CALLER: Well, I love the philharmonic, and I love the violin, and there was a woman who was going to do a solo performance at that show. So I was very interested in hearing that, and I was completely stunned.

RUSH: So this guy stands up and starts explaining the source, the inspiration for his classical piece was how appalled he was to learn how mistreated women are in the militant Muslim, Arab, Islamist, whatever, world. And then he says, “But, by the way…” You know, it’s typical of liberals. They —

CALLER: And he goes after you. Of all people. I’ve been listening to you for 20 years, and I’m a woman.

RUSH: He doesn’t —

CALLER: How dare he! I’m outraged.

RUSH: But he doesn’t listen. I’m the bogey man. I’m just… My name epitomizes and encapsulates all of their hatred for conservatism. But, see, the point is this guy’s standing up there, and he realizes what he’s doing. He’s telling people that his inspiration… He has been inspired to write this piece on the basis he was so appalled at the way women are treated in various parts of the world.

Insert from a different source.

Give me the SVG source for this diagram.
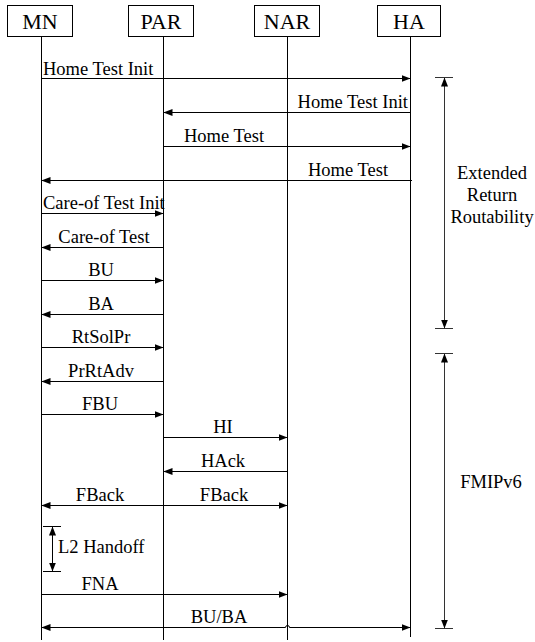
<svg xmlns="http://www.w3.org/2000/svg" width="535" height="642" viewBox="0 0 535 642">
<defs>
<style>
text{font-family:"Liberation Serif","Times New Roman","DejaVu Serif",serif;fill:#000}
.box{fill:#fff;stroke:#000;stroke-width:1}
.bt{font-size:22px;text-anchor:middle}
.life{stroke:#000;stroke-width:1}
.msg{stroke:#000;stroke-width:1;fill:none}
.lb{font-size:18.5px}
.c{text-anchor:middle}
.e{text-anchor:end}
.br{stroke:#333;stroke-width:1;fill:none}
</style>
<marker id="ah" viewBox="0 0 9 7" refX="9" refY="3.5" markerWidth="9" markerHeight="7" markerUnits="userSpaceOnUse" orient="auto-start-reverse">
<path d="M0,0 L9,3.5 L0,7 Z" fill="#000"/>
</marker>
</defs>
<rect width="535" height="642" fill="#fff"/>

<g id="MN">
<line class="life" x1="41.5" y1="36" x2="41.5" y2="640"/>
<rect class="box" x="7.5" y="5.5" width="65" height="31"/>
<text class="bt" x="40" y="29" font-family="Liberation Serif, serif">MN</text>
</g>
<g id="PAR">
<line class="life" x1="163.5" y1="36" x2="163.5" y2="640"/>
<rect class="box" x="128.5" y="5.5" width="65" height="31"/>
<text class="bt" x="161" y="29" font-family="Liberation Serif, serif">PAR</text>
</g>
<g id="NAR">
<line class="life" x1="287.5" y1="36" x2="287.5" y2="640"/>
<rect class="box" x="254.5" y="5.5" width="65" height="31"/>
<text class="bt" x="287" y="29" font-family="Liberation Serif, serif">NAR</text>
</g>
<g id="HA">
<line class="life" x1="410.5" y1="36" x2="410.5" y2="637"/>
<rect class="box" x="377.5" y="5.5" width="63" height="31"/>
<text class="bt" x="409" y="29" font-family="Liberation Serif, serif">HA</text>
</g>

<g id="connectors">
<line class="msg" x1="41.5" y1="78.5" x2="410.5" y2="78.5" marker-end="url(#ah)"/>
<line class="msg" x1="410.5" y1="112.5" x2="163.5" y2="112.5" marker-end="url(#ah)"/>
<line class="msg" x1="163.5" y1="146.5" x2="410.5" y2="146.5" marker-end="url(#ah)"/>
<line class="msg" x1="412" y1="180.5" x2="41.5" y2="180.5" marker-end="url(#ah)"/>
<line class="msg" x1="41.5" y1="213.5" x2="163.5" y2="213.5" marker-end="url(#ah)"/>
<line class="msg" x1="163.5" y1="247.5" x2="41.5" y2="247.5" marker-end="url(#ah)"/>
<line class="msg" x1="41.5" y1="280.5" x2="163.5" y2="280.5" marker-end="url(#ah)"/>
<line class="msg" x1="163.5" y1="314.5" x2="41.5" y2="314.5" marker-end="url(#ah)"/>
<line class="msg" x1="41.5" y1="347.5" x2="163.5" y2="347.5" marker-end="url(#ah)"/>
<line class="msg" x1="163.5" y1="381.5" x2="41.5" y2="381.5" marker-end="url(#ah)"/>
<line class="msg" x1="41.5" y1="414.5" x2="163.5" y2="414.5" marker-end="url(#ah)"/>
<line class="msg" x1="163.5" y1="437.5" x2="287.5" y2="437.5" marker-end="url(#ah)"/>
<line class="msg" x1="287.5" y1="471.5" x2="163.5" y2="471.5" marker-end="url(#ah)"/>
<line class="msg" x1="41.5" y1="505.5" x2="287.5" y2="505.5" marker-start="url(#ah)" marker-end="url(#ah)"/>
<line class="msg" x1="41.5" y1="594.5" x2="287.5" y2="594.5" marker-end="url(#ah)"/>
<path class="msg" d="M41.5,627.5 H285.5 A2,2 0 0 1 289.5,627.5 H410.5" marker-start="url(#ah)" marker-end="url(#ah)"/>
</g>

<g id="labels" font-family="Liberation Serif, serif">
<text class="lb" x="43" y="75">Home Test Init</text>
<text class="lb e" x="408" y="108">Home Test Init</text>
<text class="lb c" x="224" y="142">Home Test</text>
<text class="lb c" x="348" y="176">Home Test</text>
<text class="lb" x="43" y="209">Care-of Test Init</text>
<text class="lb c" x="104" y="243">Care-of Test</text>
<text class="lb c" x="101" y="276">BU</text>
<text class="lb c" x="101" y="310">BA</text>
<text class="lb c" x="101" y="343">RtSolPr</text>
<text class="lb c" x="101" y="377">PrRtAdv</text>
<text class="lb c" x="100" y="410">FBU</text>
<text class="lb c" x="223" y="433">HI</text>
<text class="lb c" x="223" y="467">HAck</text>
<text class="lb c" x="100" y="501">FBack</text>
<text class="lb c" x="224" y="501">FBack</text>
<text class="lb" x="58" y="553">L2 Handoff</text>
<text class="lb c" x="100" y="590">FNA</text>
<text class="lb c" x="219" y="623">BU/BA</text>
</g>

<g id="l2handoff">
<line class="msg" x1="43" y1="526.5" x2="61" y2="526.5"/>
<line class="msg" x1="43" y1="571.5" x2="61" y2="571.5"/>
<line class="msg" x1="52.5" y1="526.5" x2="52.5" y2="571.5" marker-start="url(#ah)" marker-end="url(#ah)"/>
</g>

<g id="err" font-family="Liberation Serif, serif">
<line class="br" x1="435" y1="77.5" x2="453" y2="77.5"/>
<line class="br" x1="435" y1="328.5" x2="453" y2="328.5"/>
<line class="br" x1="444.5" y1="77.5" x2="444.5" y2="328.5" marker-start="url(#ah)" marker-end="url(#ah)"/>
<text class="lb c" x="492" y="179">Extended</text>
<text class="lb c" x="492" y="201">Return</text>
<text class="lb c" x="492" y="223">Routability</text>
</g>

<g id="fmip" font-family="Liberation Serif, serif">
<line class="br" x1="435" y1="353.5" x2="453" y2="353.5"/>
<line class="br" x1="435" y1="628.5" x2="453" y2="628.5"/>
<line class="br" x1="444.5" y1="353.5" x2="444.5" y2="628.5" marker-start="url(#ah)" marker-end="url(#ah)"/>
<text class="lb c" x="491" y="488">FMIPv6</text>
</g>
</svg>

But then, as a good liberal, he had to say something to let everybody know that America’s no better. So he says, “And, by the way, you can find it here on Rush Limbaugh,” and that’s when the audience started their nearly two-minute applause. None of ’em listen to the program like you, Melanie. None of them have the slightest idea what happens here. It doesn’t matter. They know what happens here because they watch The Daily Show or because they ready Media Matters or basically whatever sewer on Twitter they happen to visit. That’s how they know what happens on this program. They wouldn’t dare tune in here like you do.

Anyway, I’m kind of shocked that we had somebody from this audience in the audience at Avery Fisher last night. A thousand people. Melanie, I appreciate the call. I really do.